- **Objective**:
Return each line of the data below verbatim; pictures are to be left out.

BEGIN

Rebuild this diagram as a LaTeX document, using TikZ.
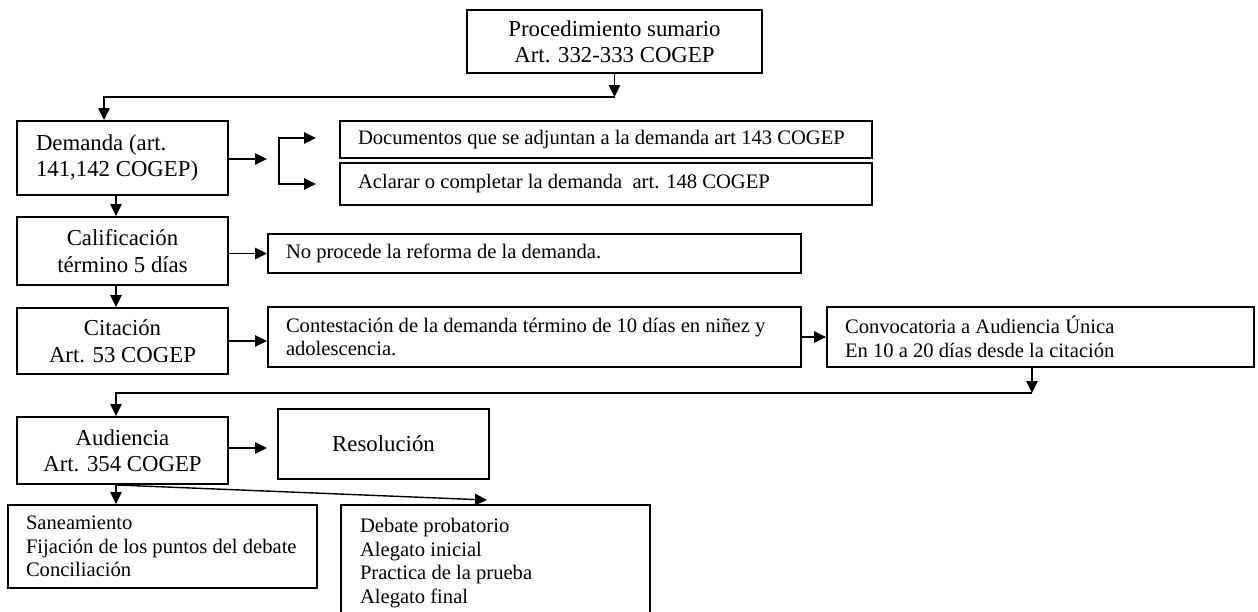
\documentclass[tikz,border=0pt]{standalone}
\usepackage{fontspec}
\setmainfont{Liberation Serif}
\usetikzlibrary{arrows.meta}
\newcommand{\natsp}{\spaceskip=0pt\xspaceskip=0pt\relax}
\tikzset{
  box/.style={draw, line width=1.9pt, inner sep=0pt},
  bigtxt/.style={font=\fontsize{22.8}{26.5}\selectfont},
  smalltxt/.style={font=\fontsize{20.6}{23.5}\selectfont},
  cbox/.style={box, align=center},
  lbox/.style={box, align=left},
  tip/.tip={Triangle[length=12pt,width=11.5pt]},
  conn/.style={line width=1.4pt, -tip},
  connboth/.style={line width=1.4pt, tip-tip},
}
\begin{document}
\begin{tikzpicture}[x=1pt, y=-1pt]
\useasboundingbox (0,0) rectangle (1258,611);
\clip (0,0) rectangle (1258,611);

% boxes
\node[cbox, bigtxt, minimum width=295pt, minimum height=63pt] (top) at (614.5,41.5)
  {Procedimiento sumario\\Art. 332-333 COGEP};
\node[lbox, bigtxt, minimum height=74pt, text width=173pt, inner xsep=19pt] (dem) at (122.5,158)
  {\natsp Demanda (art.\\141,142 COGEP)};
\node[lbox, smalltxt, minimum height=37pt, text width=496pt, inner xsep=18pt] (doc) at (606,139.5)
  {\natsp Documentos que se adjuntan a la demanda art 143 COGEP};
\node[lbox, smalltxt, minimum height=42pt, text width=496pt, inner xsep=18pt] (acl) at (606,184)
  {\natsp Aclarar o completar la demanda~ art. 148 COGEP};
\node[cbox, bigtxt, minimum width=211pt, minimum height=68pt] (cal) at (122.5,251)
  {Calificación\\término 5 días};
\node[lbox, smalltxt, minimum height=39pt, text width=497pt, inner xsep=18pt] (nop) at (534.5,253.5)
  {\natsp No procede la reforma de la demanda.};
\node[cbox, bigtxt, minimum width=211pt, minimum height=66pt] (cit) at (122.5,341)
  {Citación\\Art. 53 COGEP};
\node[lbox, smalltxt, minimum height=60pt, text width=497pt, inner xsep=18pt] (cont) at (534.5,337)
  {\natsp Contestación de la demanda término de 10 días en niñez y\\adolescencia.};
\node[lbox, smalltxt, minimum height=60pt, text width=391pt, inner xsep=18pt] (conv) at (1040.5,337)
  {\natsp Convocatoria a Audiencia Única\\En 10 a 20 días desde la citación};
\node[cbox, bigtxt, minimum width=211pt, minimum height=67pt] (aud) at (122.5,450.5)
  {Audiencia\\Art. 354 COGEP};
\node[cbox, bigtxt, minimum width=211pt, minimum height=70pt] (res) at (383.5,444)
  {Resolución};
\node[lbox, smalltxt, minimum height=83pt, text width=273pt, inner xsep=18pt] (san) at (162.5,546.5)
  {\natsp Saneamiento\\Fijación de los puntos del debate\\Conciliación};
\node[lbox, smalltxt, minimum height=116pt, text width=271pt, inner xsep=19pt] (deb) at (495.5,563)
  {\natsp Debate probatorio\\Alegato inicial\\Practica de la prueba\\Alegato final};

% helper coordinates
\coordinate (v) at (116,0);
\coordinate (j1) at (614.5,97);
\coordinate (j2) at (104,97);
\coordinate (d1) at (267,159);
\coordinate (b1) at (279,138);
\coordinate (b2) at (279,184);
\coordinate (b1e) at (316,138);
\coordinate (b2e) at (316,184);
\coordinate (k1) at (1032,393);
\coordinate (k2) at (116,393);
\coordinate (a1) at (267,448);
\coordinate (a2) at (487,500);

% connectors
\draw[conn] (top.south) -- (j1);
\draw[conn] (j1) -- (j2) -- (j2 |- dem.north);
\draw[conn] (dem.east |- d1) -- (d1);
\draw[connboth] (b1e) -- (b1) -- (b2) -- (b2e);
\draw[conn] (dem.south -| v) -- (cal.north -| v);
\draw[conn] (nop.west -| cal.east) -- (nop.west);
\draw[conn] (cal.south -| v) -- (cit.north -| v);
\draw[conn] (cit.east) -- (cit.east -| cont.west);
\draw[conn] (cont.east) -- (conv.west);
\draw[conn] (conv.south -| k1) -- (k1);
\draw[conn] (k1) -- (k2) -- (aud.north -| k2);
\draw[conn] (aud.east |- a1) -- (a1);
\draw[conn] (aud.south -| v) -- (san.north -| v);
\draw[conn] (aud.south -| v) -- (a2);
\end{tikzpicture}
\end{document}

END

- **Answer to the problem**:
Rebuild this diagram as a LaTeX document, using TikZ.
\documentclass[tikz,border=0pt]{standalone}
\usepackage{fontspec}
\setmainfont{Liberation Serif}
\usetikzlibrary{arrows.meta}
\newcommand{\natsp}{\spaceskip=0pt\xspaceskip=0pt\relax}
\tikzset{
  box/.style={draw, line width=1.9pt, inner sep=0pt},
  bigtxt/.style={font=\fontsize{22.8}{26.5}\selectfont},
  smalltxt/.style={font=\fontsize{20.6}{23.5}\selectfont},
  cbox/.style={box, align=center},
  lbox/.style={box, align=left},
  tip/.tip={Triangle[length=12pt,width=11.5pt]},
  conn/.style={line width=1.4pt, -tip},
  connboth/.style={line width=1.4pt, tip-tip},
}
\begin{document}
\begin{tikzpicture}[x=1pt, y=-1pt]
\useasboundingbox (0,0) rectangle (1258,611);
\clip (0,0) rectangle (1258,611);

% boxes
\node[cbox, bigtxt, minimum width=295pt, minimum height=63pt] (top) at (614.5,41.5)
  {Procedimiento sumario\\Art. 332-333 COGEP};
\node[lbox, bigtxt, minimum height=74pt, text width=173pt, inner xsep=19pt] (dem) at (122.5,158)
  {\natsp Demanda (art.\\141,142 COGEP)};
\node[lbox, smalltxt, minimum height=37pt, text width=496pt, inner xsep=18pt] (doc) at (606,139.5)
  {\natsp Documentos que se adjuntan a la demanda art 143 COGEP};
\node[lbox, smalltxt, minimum height=42pt, text width=496pt, inner xsep=18pt] (acl) at (606,184)
  {\natsp Aclarar o completar la demanda~ art. 148 COGEP};
\node[cbox, bigtxt, minimum width=211pt, minimum height=68pt] (cal) at (122.5,251)
  {Calificación\\término 5 días};
\node[lbox, smalltxt, minimum height=39pt, text width=497pt, inner xsep=18pt] (nop) at (534.5,253.5)
  {\natsp No procede la reforma de la demanda.};
\node[cbox, bigtxt, minimum width=211pt, minimum height=66pt] (cit) at (122.5,341)
  {Citación\\Art. 53 COGEP};
\node[lbox, smalltxt, minimum height=60pt, text width=497pt, inner xsep=18pt] (cont) at (534.5,337)
  {\natsp Contestación de la demanda término de 10 días en niñez y\\adolescencia.};
\node[lbox, smalltxt, minimum height=60pt, text width=391pt, inner xsep=18pt] (conv) at (1040.5,337)
  {\natsp Convocatoria a Audiencia Única\\En 10 a 20 días desde la citación};
\node[cbox, bigtxt, minimum width=211pt, minimum height=67pt] (aud) at (122.5,450.5)
  {Audiencia\\Art. 354 COGEP};
\node[cbox, bigtxt, minimum width=211pt, minimum height=70pt] (res) at (383.5,444)
  {Resolución};
\node[lbox, smalltxt, minimum height=83pt, text width=273pt, inner xsep=18pt] (san) at (162.5,546.5)
  {\natsp Saneamiento\\Fijación de los puntos del debate\\Conciliación};
\node[lbox, smalltxt, minimum height=116pt, text width=271pt, inner xsep=19pt] (deb) at (495.5,563)
  {\natsp Debate probatorio\\Alegato inicial\\Practica de la prueba\\Alegato final};

% helper coordinates
\coordinate (v) at (116,0);
\coordinate (j1) at (614.5,97);
\coordinate (j2) at (104,97);
\coordinate (d1) at (267,159);
\coordinate (b1) at (279,138);
\coordinate (b2) at (279,184);
\coordinate (b1e) at (316,138);
\coordinate (b2e) at (316,184);
\coordinate (k1) at (1032,393);
\coordinate (k2) at (116,393);
\coordinate (a1) at (267,448);
\coordinate (a2) at (487,500);

% connectors
\draw[conn] (top.south) -- (j1);
\draw[conn] (j1) -- (j2) -- (j2 |- dem.north);
\draw[conn] (dem.east |- d1) -- (d1);
\draw[connboth] (b1e) -- (b1) -- (b2) -- (b2e);
\draw[conn] (dem.south -| v) -- (cal.north -| v);
\draw[conn] (nop.west -| cal.east) -- (nop.west);
\draw[conn] (cal.south -| v) -- (cit.north -| v);
\draw[conn] (cit.east) -- (cit.east -| cont.west);
\draw[conn] (cont.east) -- (conv.west);
\draw[conn] (conv.south -| k1) -- (k1);
\draw[conn] (k1) -- (k2) -- (aud.north -| k2);
\draw[conn] (aud.east |- a1) -- (a1);
\draw[conn] (aud.south -| v) -- (san.north -| v);
\draw[conn] (aud.south -| v) -- (a2);
\end{tikzpicture}
\end{document}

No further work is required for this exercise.